## Source material
————

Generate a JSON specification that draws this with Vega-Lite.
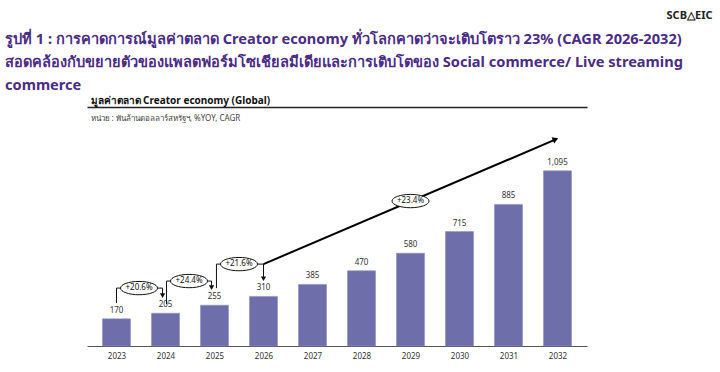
{
  "$schema": "https://vega.github.io/schema/vega-lite/v6.json",
  "autosize": {"type": "none"},
  "width": 500,
  "height": 239,
  "padding": {"left": 87, "top": 107, "right": 133, "bottom": 26},
  "background": "white",
  "config": {"view": {"stroke": null}, "font": "Noto Sans"},
  "title": {
    "text": ["รูปที่ 1 : การคาดการณ์มูลค่าตลาด Creator economy ทั่วโลกคาดว่าจะเติบโตราว 23% (CAGR 2026-2032)", "สอดคล้องกับขยายตัวของแพลตฟอร์มโซเชียลมีเดียและการเติบโตของ Social commerce/ Live streaming", "commerce"],
    "anchor": "start", "frame": "group", "dx": -82, "dy": 88, "fontSize": 14.6, "fontWeight": "bold",
    "color": "#4B2C85", "lineHeight": 23, "offset": 4, "font": "Noto Sans"
  },
  "datasets": {
    "bars": [
      {"year": 2023, "value": 170}, {"year": 2024, "value": 205}, {"year": 2025, "value": 255},
      {"year": 2026, "value": 310}, {"year": 2027, "value": 385}, {"year": 2028, "value": 470},
      {"year": 2029, "value": 580}, {"year": 2030, "value": 715}, {"year": 2031, "value": 885},
      {"year": 2032, "value": 1095}
    ],
    "paths": [
      {"g": "b1", "i": 0, "year": 2023, "value": 269},
      {"g": "b1", "i": 1, "year": 2023, "value": 362},
      {"g": "b1", "i": 2, "year": 2023.94, "value": 362},
      {"g": "b1", "i": 3, "year": 2023.94, "value": 325},
      {"g": "b2", "i": 0, "year": 2024.02, "value": 262},
      {"g": "b2", "i": 1, "year": 2024.02, "value": 406},
      {"g": "b2", "i": 2, "year": 2024.94, "value": 406},
      {"g": "b2", "i": 3, "year": 2024.94, "value": 375},
      {"g": "b3", "i": 0, "year": 2025.04, "value": 362},
      {"g": "b3", "i": 1, "year": 2025.04, "value": 512},
      {"g": "b3", "i": 2, "year": 2026, "value": 512},
      {"g": "b3", "i": 3, "year": 2026, "value": 430}
    ],
    "bigArrow": [
      {"i": 0, "year": 2026, "value": 512},
      {"i": 1, "year": 2031.94, "value": 1288}
    ],
    "heads": [
      {"year": 2023.94, "value": 315},
      {"year": 2024.94, "value": 365},
      {"year": 2026, "value": 420}
    ],
    "bigHead": [{"year": 2031.96, "value": 1292}],
    "ellipses": [
      {"year": 2023.46, "value": 362, "label": "+20.6%"},
      {"year": 2024.48, "value": 406, "label": "+24.4%"},
      {"year": 2025.5, "value": 512, "label": "+21.6%"},
      {"year": 2029, "value": 906, "label": "+23.4%"}
    ]
  },
  "resolve": {"axis": {"x": "independent", "y": "independent"}},
  "layer": [
    {
      "data": {"name": "bars"},
      "mark": {"type": "bar", "width": 28, "color": "#6E6EAA", "stroke": "#8E8EC2", "strokeWidth": 0.6},
      "encoding": {
        "x": {"field": "year", "type": "quantitative",
          "scale": {"domain": [2022.5, 2032.5], "nice": false, "zero": false},
          "axis": {"orient": "bottom", "values": [2023, 2024, 2025, 2026, 2027, 2028, 2029, 2030, 2031, 2032],
            "format": "d", "title": null, "grid": false, "ticks": false, "labelPadding": 6,
            "labelFontSize": 8, "labelColor": "#333", "domainColor": "#555", "domainWidth": 1, "labelFlush": false}},
        "y": {"field": "value", "type": "quantitative",
          "scale": {"domain": [0, 1494], "nice": false},
          "axis": {"orient": "left", "labels": false, "ticks": false, "grid": false, "domain": false,
            "title": "หน่วย : พันล้านดอลลาร์สหรัฐฯ, %YOY, CAGR", "titleAngle": 0, "titleAlign": "left",
            "titleBaseline": "middle", "titleX": 3, "titleY": 11, "titleFontSize": 8, "titleFontWeight": "normal",
            "titleColor": "#444"}}
      }
    },
    {
      "data": {"name": "bars"},
      "mark": {"type": "text", "baseline": "bottom", "dy": -4, "fontSize": 8, "color": "#333"},
      "encoding": {
        "x": {"field": "year", "type": "quantitative",
          "axis": {"orient": "top", "labels": false, "ticks": false, "grid": false, "domain": true,
            "domainColor": "#222", "domainWidth": 1.4,
            "title": "มูลค่าตลาด Creator economy (Global)", "titleAnchor": "start", "titleAlign": "left",
            "titleFontSize": 10, "titleFontWeight": "bold", "titleColor": "#111", "titlePadding": 2, "titleX": 3}},
        "y": {"field": "value", "type": "quantitative",
          "axis": {"orient": "right", "labels": false, "ticks": false, "grid": false, "domain": false,
            "title": "SCB△EIC", "titleAngle": 0, "titleAlign": "right", "titleBaseline": "middle",
            "titleX": 125, "titleY": -92, "titleFontSize": 11, "titleFontWeight": "bold", "titleColor": "#222"}},
        "text": {"field": "value", "type": "quantitative", "format": ",d"}
      }
    },
    {
      "data": {"name": "paths"},
      "mark": {"type": "line", "color": "#111", "strokeWidth": 1},
      "encoding": {
        "x": {"field": "year", "type": "quantitative", "axis": null},
        "y": {"field": "value", "type": "quantitative", "axis": null},
        "detail": {"field": "g"},
        "order": {"field": "i"}
      }
    },
    {
      "data": {"name": "bigArrow"},
      "mark": {"type": "line", "color": "#000", "strokeWidth": 2},
      "encoding": {
        "x": {"field": "year", "type": "quantitative", "axis": null},
        "y": {"field": "value", "type": "quantitative", "axis": null},
        "order": {"field": "i"}
      }
    },
    {
      "data": {"name": "heads"},
      "mark": {"type": "point", "shape": "triangle-down", "filled": true, "color": "#111", "size": 28, "opacity": 1},
      "encoding": {
        "x": {"field": "year", "type": "quantitative", "axis": null},
        "y": {"field": "value", "type": "quantitative", "axis": null}
      }
    },
    {
      "data": {"name": "bigHead"},
      "mark": {"type": "point", "shape": "triangle-up", "filled": true, "color": "#000", "size": 45, "angle": 67, "opacity": 1},
      "encoding": {
        "x": {"field": "year", "type": "quantitative", "axis": null},
        "y": {"field": "value", "type": "quantitative", "axis": null}
      }
    },
    {
      "data": {"name": "ellipses"},
      "mark": {"type": "point", "shape": "M-1,0A1,0.36 0 1,1 1,0A1,0.36 0 1,1 -1,0Z", "size": 1369,
        "filled": false, "fill": "white", "fillOpacity": 1, "stroke": "#111", "strokeWidth": 1, "opacity": 1},
      "encoding": {
        "x": {"field": "year", "type": "quantitative", "axis": null},
        "y": {"field": "value", "type": "quantitative", "axis": null}
      }
    },
    {
      "data": {"name": "ellipses"},
      "mark": {"type": "text", "fontSize": 8, "color": "#111", "baseline": "middle"},
      "encoding": {
        "x": {"field": "year", "type": "quantitative", "axis": null},
        "y": {"field": "value", "type": "quantitative", "axis": null},
        "text": {"field": "label"}
      }
    }
  ]
}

————

## Directive
Reproduce the listing above exactly, excluding all pictures.

## Response to the task
Generate a JSON specification that draws this with Vega-Lite.
{
  "$schema": "https://vega.github.io/schema/vega-lite/v6.json",
  "autosize": {"type": "none"},
  "width": 500,
  "height": 239,
  "padding": {"left": 87, "top": 107, "right": 133, "bottom": 26},
  "background": "white",
  "config": {"view": {"stroke": null}, "font": "Noto Sans"},
  "title": {
    "text": ["รูปที่ 1 : การคาดการณ์มูลค่าตลาด Creator economy ทั่วโลกคาดว่าจะเติบโตราว 23% (CAGR 2026-2032)", "สอดคล้องกับขยายตัวของแพลตฟอร์มโซเชียลมีเดียและการเติบโตของ Social commerce/ Live streaming", "commerce"],
    "anchor": "start", "frame": "group", "dx": -82, "dy": 88, "fontSize": 14.6, "fontWeight": "bold",
    "color": "#4B2C85", "lineHeight": 23, "offset": 4, "font": "Noto Sans"
  },
  "datasets": {
    "bars": [
      {"year": 2023, "value": 170}, {"year": 2024, "value": 205}, {"year": 2025, "value": 255},
      {"year": 2026, "value": 310}, {"year": 2027, "value": 385}, {"year": 2028, "value": 470},
      {"year": 2029, "value": 580}, {"year": 2030, "value": 715}, {"year": 2031, "value": 885},
      {"year": 2032, "value": 1095}
    ],
    "paths": [
      {"g": "b1", "i": 0, "year": 2023, "value": 269},
      {"g": "b1", "i": 1, "year": 2023, "value": 362},
      {"g": "b1", "i": 2, "year": 2023.94, "value": 362},
      {"g": "b1", "i": 3, "year": 2023.94, "value": 325},
      {"g": "b2", "i": 0, "year": 2024.02, "value": 262},
      {"g": "b2", "i": 1, "year": 2024.02, "value": 406},
      {"g": "b2", "i": 2, "year": 2024.94, "value": 406},
      {"g": "b2", "i": 3, "year": 2024.94, "value": 375},
      {"g": "b3", "i": 0, "year": 2025.04, "value": 362},
      {"g": "b3", "i": 1, "year": 2025.04, "value": 512},
      {"g": "b3", "i": 2, "year": 2026, "value": 512},
      {"g": "b3", "i": 3, "year": 2026, "value": 430}
    ],
    "bigArrow": [
      {"i": 0, "year": 2026, "value": 512},
      {"i": 1, "year": 2031.94, "value": 1288}
    ],
    "heads": [
      {"year": 2023.94, "value": 315},
      {"year": 2024.94, "value": 365},
      {"year": 2026, "value": 420}
    ],
    "bigHead": [{"year": 2031.96, "value": 1292}],
    "ellipses": [
      {"year": 2023.46, "value": 362, "label": "+20.6%"},
      {"year": 2024.48, "value": 406, "label": "+24.4%"},
      {"year": 2025.5, "value": 512, "label": "+21.6%"},
      {"year": 2029, "value": 906, "label": "+23.4%"}
    ]
  },
  "resolve": {"axis": {"x": "independent", "y": "independent"}},
  "layer": [
    {
      "data": {"name": "bars"},
      "mark": {"type": "bar", "width": 28, "color": "#6E6EAA", "stroke": "#8E8EC2", "strokeWidth": 0.6},
      "encoding": {
        "x": {"field": "year", "type": "quantitative",
          "scale": {"domain": [2022.5, 2032.5], "nice": false, "zero": false},
          "axis": {"orient": "bottom", "values": [2023, 2024, 2025, 2026, 2027, 2028, 2029, 2030, 2031, 2032],
            "format": "d", "title": null, "grid": false, "ticks": false, "labelPadding": 6,
            "labelFontSize": 8, "labelColor": "#333", "domainColor": "#555", "domainWidth": 1, "labelFlush": false}},
        "y": {"field": "value", "type": "quantitative",
          "scale": {"domain": [0, 1494], "nice": false},
          "axis": {"orient": "left", "labels": false, "ticks": false, "grid": false, "domain": false,
            "title": "หน่วย : พันล้านดอลลาร์สหรัฐฯ, %YOY, CAGR", "titleAngle": 0, "titleAlign": "left",
            "titleBaseline": "middle", "titleX": 3, "titleY": 11, "titleFontSize": 8, "titleFontWeight": "normal",
            "titleColor": "#444"}}
      }
    },
    {
      "data": {"name": "bars"},
      "mark": {"type": "text", "baseline": "bottom", "dy": -4, "fontSize": 8, "color": "#333"},
      "encoding": {
        "x": {"field": "year", "type": "quantitative",
          "axis": {"orient": "top", "labels": false, "ticks": false, "grid": false, "domain": true,
            "domainColor": "#222", "domainWidth": 1.4,
            "title": "มูลค่าตลาด Creator economy (Global)", "titleAnchor": "start", "titleAlign": "left",
            "titleFontSize": 10, "titleFontWeight": "bold", "titleColor": "#111", "titlePadding": 2, "titleX": 3}},
        "y": {"field": "value", "type": "quantitative",
          "axis": {"orient": "right", "labels": false, "ticks": false, "grid": false, "domain": false,
            "title": "SCB△EIC", "titleAngle": 0, "titleAlign": "right", "titleBaseline": "middle",
            "titleX": 125, "titleY": -92, "titleFontSize": 11, "titleFontWeight": "bold", "titleColor": "#222"}},
        "text": {"field": "value", "type": "quantitative", "format": ",d"}
      }
    },
    {
      "data": {"name": "paths"},
      "mark": {"type": "line", "color": "#111", "strokeWidth": 1},
      "encoding": {
        "x": {"field": "year", "type": "quantitative", "axis": null},
        "y": {"field": "value", "type": "quantitative", "axis": null},
        "detail": {"field": "g"},
        "order": {"field": "i"}
      }
    },
    {
      "data": {"name": "bigArrow"},
      "mark": {"type": "line", "color": "#000", "strokeWidth": 2},
      "encoding": {
        "x": {"field": "year", "type": "quantitative", "axis": null},
        "y": {"field": "value", "type": "quantitative", "axis": null},
        "order": {"field": "i"}
      }
    },
    {
      "data": {"name": "heads"},
      "mark": {"type": "point", "shape": "triangle-down", "filled": true, "color": "#111", "size": 28, "opacity": 1},
      "encoding": {
        "x": {"field": "year", "type": "quantitative", "axis": null},
        "y": {"field": "value", "type": "quantitative", "axis": null}
      }
    },
    {
      "data": {"name": "bigHead"},
      "mark": {"type": "point", "shape": "triangle-up", "filled": true, "color": "#000", "size": 45, "angle": 67, "opacity": 1},
      "encoding": {
        "x": {"field": "year", "type": "quantitative", "axis": null},
        "y": {"field": "value", "type": "quantitative", "axis": null}
      }
    },
    {
      "data": {"name": "ellipses"},
      "mark": {"type": "point", "shape": "M-1,0A1,0.36 0 1,1 1,0A1,0.36 0 1,1 -1,0Z", "size": 1369,
        "filled": false, "fill": "white", "fillOpacity": 1, "stroke": "#111", "strokeWidth": 1, "opacity": 1},
      "encoding": {
        "x": {"field": "year", "type": "quantitative", "axis": null},
        "y": {"field": "value", "type": "quantitative", "axis": null}
      }
    },
    {
      "data": {"name": "ellipses"},
      "mark": {"type": "text", "fontSize": 8, "color": "#111", "baseline": "middle"},
      "encoding": {
        "x": {"field": "year", "type": "quantitative", "axis": null},
        "y": {"field": "value", "type": "quantitative", "axis": null},
        "text": {"field": "label"}
      }
    }
  ]
}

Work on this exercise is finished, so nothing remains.